Among authors, there is a big debate: do on the positive reviews matter or can readers be swayed just as much by the negative ones? I asked TV programming strategy pal (and fellow bookworm) Judith Orlowski to weigh in on this-- and think about at least one book that she found online. (You can find her on Linkedin.)
Here's what she has to say:
I was looking for a book at a time when life was just not as much fun as it used to be.
Normally I don't read comedy but thought this time, why not?
I scanned the Usual Suspects -Amazon, Bookbub and so on. Then on Goodreads, a certain (unknown) reviewer mentioned that Tim Dorsey had another novel out with his demented serial killer protagonist Serge. The novel was called Atomic Lobster. I knew that this wasn't going to be just any old killer.

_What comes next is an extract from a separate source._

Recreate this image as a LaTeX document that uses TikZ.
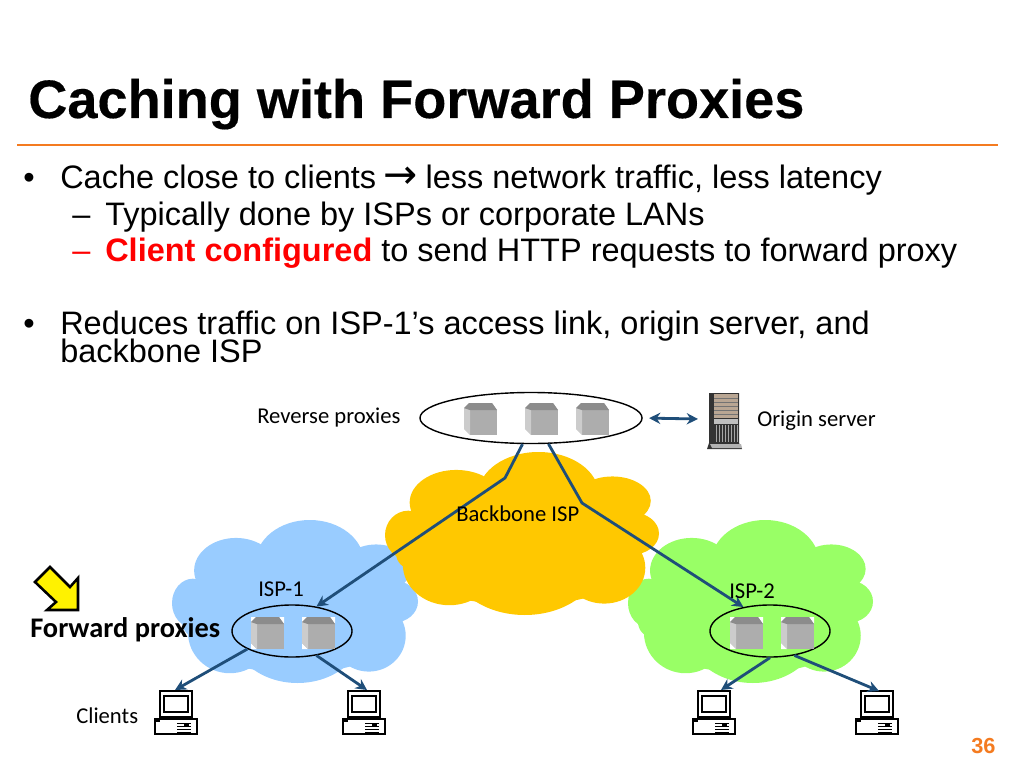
\documentclass[tikz,border=0pt]{standalone}
\usepackage{fontspec}
\setmainfont{Liberation Sans}
\newfontfamily\calibri{Carlito}
\newfontfamily\arrowfont{DejaVu Sans}
\newfontfamily\titlefont[FakeBold=0.3]{Liberation Sans Bold}
\usetikzlibrary{arrows.meta,positioning,shapes.geometric}
\definecolor{rulecol}{HTML}{F47B20}
\definecolor{linkcol}{HTML}{1F4E79}
\definecolor{cloudblue}{HTML}{99CCFF}
\definecolor{cloudgreen}{HTML}{99FF66}
\definecolor{cloudyellow}{HTML}{FFC800}
\tikzset{
  body/.style={anchor=base west,inner sep=0pt,font=\fontsize{23.1}{28}\selectfont},
  small/.style={anchor=base west,inner sep=0pt,font=\calibri\fontsize{16.1}{19}\selectfont},
  group/.style={draw=black,line width=1pt,ellipse,inner sep=0pt},
  link/.style={draw=linkcol,line width=2pt,-{Stealth[length=8pt,width=8pt]}},
  pics/cube/.style={code={
    \fill[black!32] (0,0) rectangle (33,32);
    \fill[white] (0,0) -- (5,0) -- (0,5) -- cycle;
    \fill[white] (28,0) -- (33,0) -- (33,7) -- cycle;
    \fill[white] (0,26) -- (0,32) -- (6,32) -- cycle;
    \fill[black!20] (0,5) -- (6,7) -- (6,32) -- (0,26) -- cycle;
    \fill[black!45] (5,0) -- (28,0) -- (33,7) -- (6,7) -- (0,5) -- cycle;
  }},
  pics/desktop/.style={code={
    \draw[black,line width=1.3pt,fill=white] (5,0) rectangle (37,26);
    \draw[black,line width=1.3pt,fill=white] (9,5) rectangle (33,21);
    \draw[black,line width=1.3pt,fill=white] (0,28) rectangle (42,43);
    \draw[black,line width=.5pt] (22,32) -- (36,32) (22,35) -- (36,35) (22,38) -- (36,38) (22,41) -- (36,41);
    \fill[black] (1,29) rectangle (5,31);
    \fill[black] (29,33) rectangle (34,36);
  }},
  pics/blob/.style={code={
    \fill[#1] (.56,.26) ellipse [x radius=.22,y radius=.26];
    \fill[#1] (.26,.31) ellipse [x radius=.17,y radius=.20];
    \fill[#1] (.085,.51) ellipse [x radius=.085,y radius=.15];
    \fill[#1] (.83,.30) ellipse [x radius=.14,y radius=.15];
    \fill[#1] (.90,.50) ellipse [x radius=.10,y radius=.13];
    \fill[#1] (.80,.71) ellipse [x radius=.15,y radius=.22];
    \fill[#1] (.51,.67) ellipse [x radius=.27,y radius=.33];
    \fill[#1] (.235,.69) ellipse [x radius=.17,y radius=.25];
    \fill[#1] (.50,.50) ellipse [x radius=.42,y radius=.36];
    \fill[#1] (.50,.70) ellipse [x radius=.40,y radius=.24];
    \fill[#1] (.10,.62) ellipse [x radius=.06,y radius=.10];
  }}
}
\begin{document}
\begin{tikzpicture}[x=0.025cm,y=-0.025cm]
  \useasboundingbox (0,0) rectangle (1024,768);
  % Title
  \node[anchor=base west,inner sep=0pt,font=\titlefont\fontsize{38.5}{44}\selectfont] (title) at (28,118) {Caching with Forward Proxies};
  \coordinate (ruleL) at (17,145);
  \coordinate (ruleR) at (998,145);
  \draw[rulecol,line width=2pt] (ruleL) -- (ruleR);

  % Text
  \node[body] (b1) at (23,188) {•};
  \node[body] (t1) at (60,188) {Cache close to clients {\arrowfont\fontsize{29}{29}\selectfont\kern-1pt →\kern-1pt} less network traffic, less latency};
  \node[body] (d2) at (72,225) {–};
  \node[body] (t2) at (105,225) {Typically done by ISPs or corporate LANs};
  \node[body,text=red] (d3) at (72,261) {–};
  \node[body] (t3) at (105,261) {\textcolor{red}{\bfseries Client configured} to send HTTP requests to forward proxy};
  \node[body] (b4) at (23,334) {•};
  \node[body] (t4) at (60,334) {Reduces traffic on ISP-1’s access link, origin server, and};
  \node[body] (t5) at (60,362) {backbone ISP};

  % Clouds
  \begin{scope}[shift={(172,520)},xscale=246,yscale=163]
    \pic[transform shape] {blob=cloudblue};
  \end{scope}
  \begin{scope}[shift={(628,520)},xscale=245,yscale=163]
    \pic[transform shape] {blob=cloudgreen};
  \end{scope}
  \begin{scope}[shift={(385,452)},xscale=274,yscale=163]
    \pic[transform shape] {blob=cloudyellow};
  \end{scope}

  % Proxy groups
  \node[group,fill=white,minimum width=5.55cm,minimum height=1.275cm] (reverse) at (531,418) {};
  \node[group,minimum width=3cm,minimum height=1.3cm] (fwdA) at (292,631) {};
  \node[group,minimum width=3cm,minimum height=1.3cm] (fwdB) at (770,631) {};
  \pic at (464,403) {cube};
  \pic at (525,403) {cube};
  \pic at (576,403) {cube};
  \pic at (251,617) {cube};
  \pic at (302,617) {cube};
  \pic at (730,617) {cube};
  \pic at (781,617) {cube};

  % Clients
  \pic at (155,691) {desktop};
  \pic at (343,691) {desktop};
  \pic at (693,691) {desktop};
  \pic at (856,691) {desktop};
  \coordinate (pcA) at (175,690);
  \coordinate (pcB) at (367,690);
  \coordinate (pcC) at (721,690);
  \coordinate (pcD) at (879,691);

  % Origin server
  \fill[black!80] (709,393) -- (739,393) -- (739,443) -- (742,449) -- (707,449) -- (709,443) -- cycle;
  \fill[black!40!brown!50] (714,394) rectangle (738,418);
  \fill[black!25] (714,419) rectangle (738,424);
  \foreach \slat in {716,719,...,737} {\draw[black!35,line width=.7pt] (\slat,425) -- (\slat,442);}
  \foreach \slat in {398,402,...,416} {\draw[black!55,line width=.4pt] (714,\slat) -- (738,\slat);}
  \fill[black!30] (710,444) -- (741,444) -- (742,448) -- (712,448) -- cycle;
  \coordinate (originL) at (698,419);

  % Links
  \coordinate (bendL) at (505,478);
  \coordinate (bendR) at (582,503);
  \draw[link] (reverse.252) -- (bendL) -- (fwdA.45);
  \draw[link] (reverse.304) -- (bendR) -- (fwdB.138);
  \draw[link] (fwdA.202) -- (pcA);
  \draw[link] (fwdA.315) -- (pcB);
  \draw[link] (fwdB.south) -- (pcC);
  \draw[link] (fwdB.315) -- (pcD);
  \draw[link,{Stealth[length=8pt,width=8pt]}-{Stealth[length=8pt,width=8pt]},shorten <=4.5pt] (reverse.east) -- (originL);

  % Labels
  \node[small] (revlab) at (257,423) {Reverse proxies};
  \node[small] (origlab) at (757,426) {Origin server};
  \node[small] (bblab) at (456,521) {Backbone ISP};
  \node[small] (isp1) at (258,596) {ISP-1};
  \node[small] (isp2) at (729,598) {ISP-2};
  \node[small] (clients) at (76,723) {Clients};
  \node[small,font=\calibri\bfseries\fontsize{20.2}{23}\selectfont] (fwdlab) at (30,637) {Forward proxies};
  \draw[black,line width=1.8pt,fill=yellow,line join=miter] (50,567) -- (70,587) -- (78,578) -- (78,610) -- (47,610) -- (56,602) -- (35,582) -- cycle;

  % Page number
  \node[anchor=base west,inner sep=0pt,text=rulecol,font=\bfseries\fontsize{15.5}{17}\selectfont] (page) at (971,753) {36};
\end{tikzpicture}
\end{document}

I bought it-- and then I read by tiny kindle light while my husband slept. By the time that Serge and his drug addled sidekick were debating the relative aesthetic merits of straight-to-video release of "Bum Fights" vs. the sequel to "Clowns versus Mimes", I surrendered to tears of laughter. I have read others in the series (there are over a dozen) -- but few are as funny as this one, in which Serge rids the country of scumbags.
Here is what I did not mention: the Goodreads reviewer hated the book! But he or she described it in a way that it sound like "my kinda thing." I don't remember the name of the reviewer or the phrases that made me snag the book. But let me say thank you-- wherever he or she may be.
1 comment:
Thanks to Judith's guest post, I grabbed a copy of Tim Dorsey's book -- and yes, it is funny.